Öl ist besser als Lack, weil bei Lack und Handschweiß Flutsch ... ups ... äh kann mir mal jemand das Verbandszeug reichen ;-))
Deshalb den Griff auch nicht zu Glatt schleifen. Die Oberfläche soll zwar einheitlich und ohne Riefen sein, aber eben nicht glatt.
Natürlich nimmt man dafür nicht das gute Olivenöl aus der Küche, auch wenn es gehen würde. Spezielles Holzöl ist da besser geeignet. Ich ziehe Danish Oil (Tungöl) vor, manche Leinenölfirnis. Wichtig ist nur, das man die Gebrauchsanleitung beachtet und sauber mehrere Schichten aufträgt bzw. einziehen lässt. Bei mir sind es je nach Werkstück 4 bis 10 Schichten.
Nun folgt die entgültige Bearbeitung der Klinge. Die Billigen Klingen sind nicht gehärtet und meistens auch besch ... eiden geschliffen. Hier kann man vorsichtig mit der Flex und 120er Scheibe nachhelfen. Aber wirklich ganz vorsichtig und in langen Bahnen.
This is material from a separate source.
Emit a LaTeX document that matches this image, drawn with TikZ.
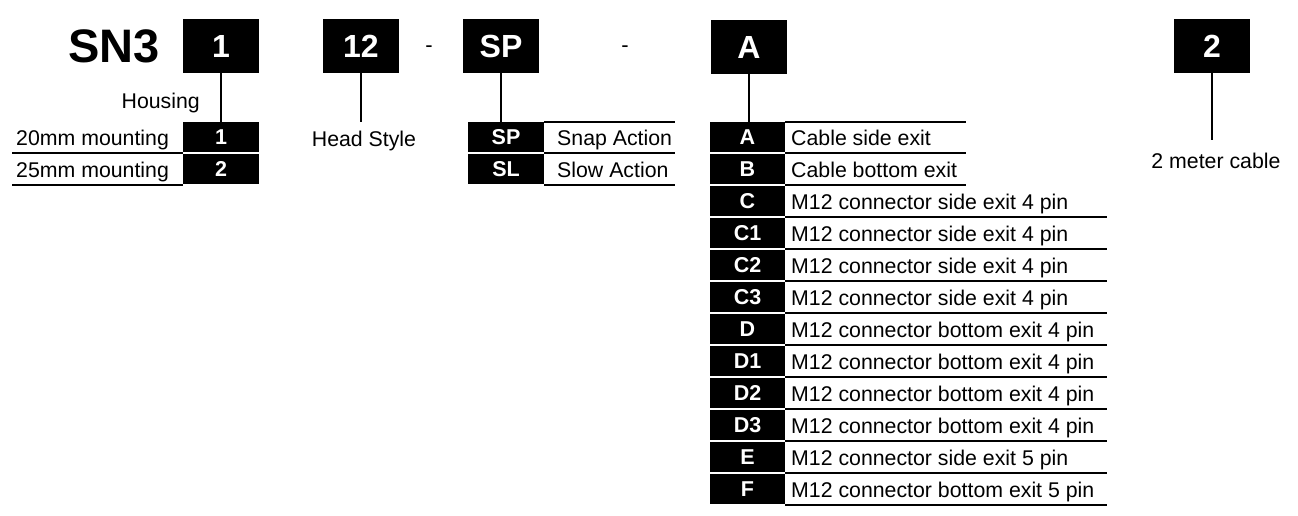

Und ja nicht zu viel abschleifen. Die Schneide soll NOCH nicht scharf werden, nur etwas dünner mit neuem Winkel. Die fehlende härte erreicht man durch Dengeln (kalt schmieden), ähnlich wie bei einer Sense. Das kann ich dir schriftlich schwer erklären, das lässt sich am Besten real zeigen. Musst mal schauen, ob du jemanden mit Sense siehst, der dir das zeigen kann. Alte Bauern und alte Karnickelzüchter sind da meistens die Beste Adresse. Wenn sich nichts finden lässt, kann man auf das Dengeln verzichten. Die Schneide wird dann halt schneller stumpf und muss bei regem Gebrauch öfter nachgeschliffen werden.
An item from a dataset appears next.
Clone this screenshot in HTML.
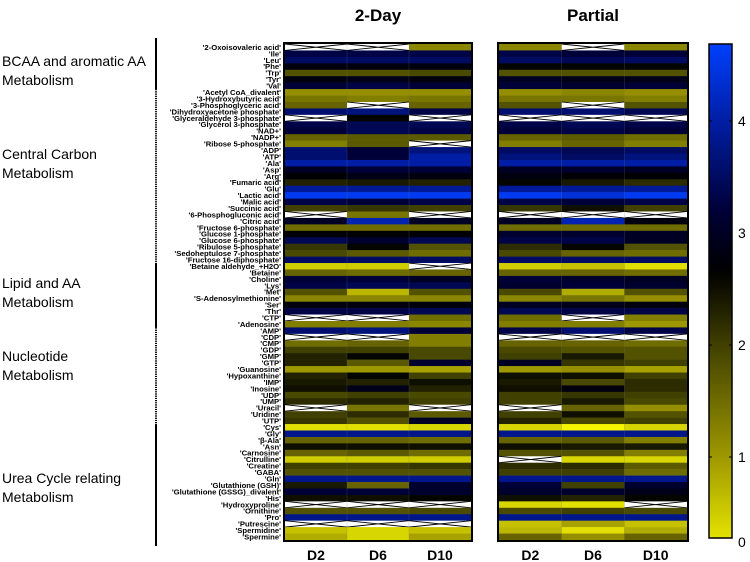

Ist das Dengeln erledigt, wird die Oberfläche der Klinge endbearbeitet. Ich ziehe einen einfachen Mattschliff mit 350er Körnung vor, man kann aber auch bis Hochglanz gehen. Halte ich aber nicht für wirklich sinnvoll, matt fällt nicht so auf und sieht besser aus. Anschließend die Schneide schleifen. Aber nicht wie bei einer Sense, sonder eher wie ein Messer mit Nassschleifstein und von Hand. Man muss sich damit nicht unbedingt rasieren können, aber ja schärfer um so besser. Zum Abschluss noch mal alles reinigen, die Klinge Ölen (Ballistol) und fertig ist das gute Stück.
Die Originalscheide ist meist nicht so das Pralle, Eine selbstgefertigte aus Leder / Holz kommt besser. Leder bekommst du unter umständen bei eBay günstig oder mal am Sperrmüll ein Sofa "skalpieren". Aus 3,5 mm Sperrholz oder Multiplex wird eine Holzscheide gefertigt, wo das Haumesser (ich ziehe diese Bezeichnung eigentlich vor) gut und fest sitzt (die Klinge wird durch die Dicke geklemmt und nicht durch die Breite, sonst wird es stumpf). Vor dem Zusammenleimen sie Teile innen ölen (außer im zu leimenden Bereich). Nach dem Leimen außen auch ölen. Die Holzscheide wird dann einfach mit Leder beklebt oder besser darin eingenäht. Da die Fläche recht groß ist, bietet es sich an, außen noch die eine oder andere Tasche aufzunähen. Dort könnte dann unter Anderem auch ein Schleifstein Platz finden. Bei längeren Klingen kann man da sogar einen Grillspieß unterbringen (zerlegbar, mit Schraubgewinde in zwei Teilen plus Griff mit Gelenken).
Die Holzscheide sollte innen mit irgendwas gefettet oder geölt, damit die Klinge immer ein bisserl was abbekommt und sich Feuchtigkeit nicht breit machen kann. Ich selber ziehe es vor, nach der Fertigstellung einfach etwas Frittierfett (Biskin) warm zu machen und in die Scheide zu gießen (Voll bis zum Rand). Nach ein paar Augenblicken Wartezeit wird es wieder ausgeschüttet. Das zeug zieht teilweise noch etwas ins Holz und ergibt innen einen leichten Schmierfilm der recht lange hält. Da kann so schnell nichts Rosten. Das Leder sollte übrigens auch gut gefettet werden, aber nicht mit Biskin, sondern mit Lederfett (Motorradkleidung).
Mit Fotos kann ich im Moment leider nicht dienen. Ich hoffe aber, dir auch so geholfen zu haben.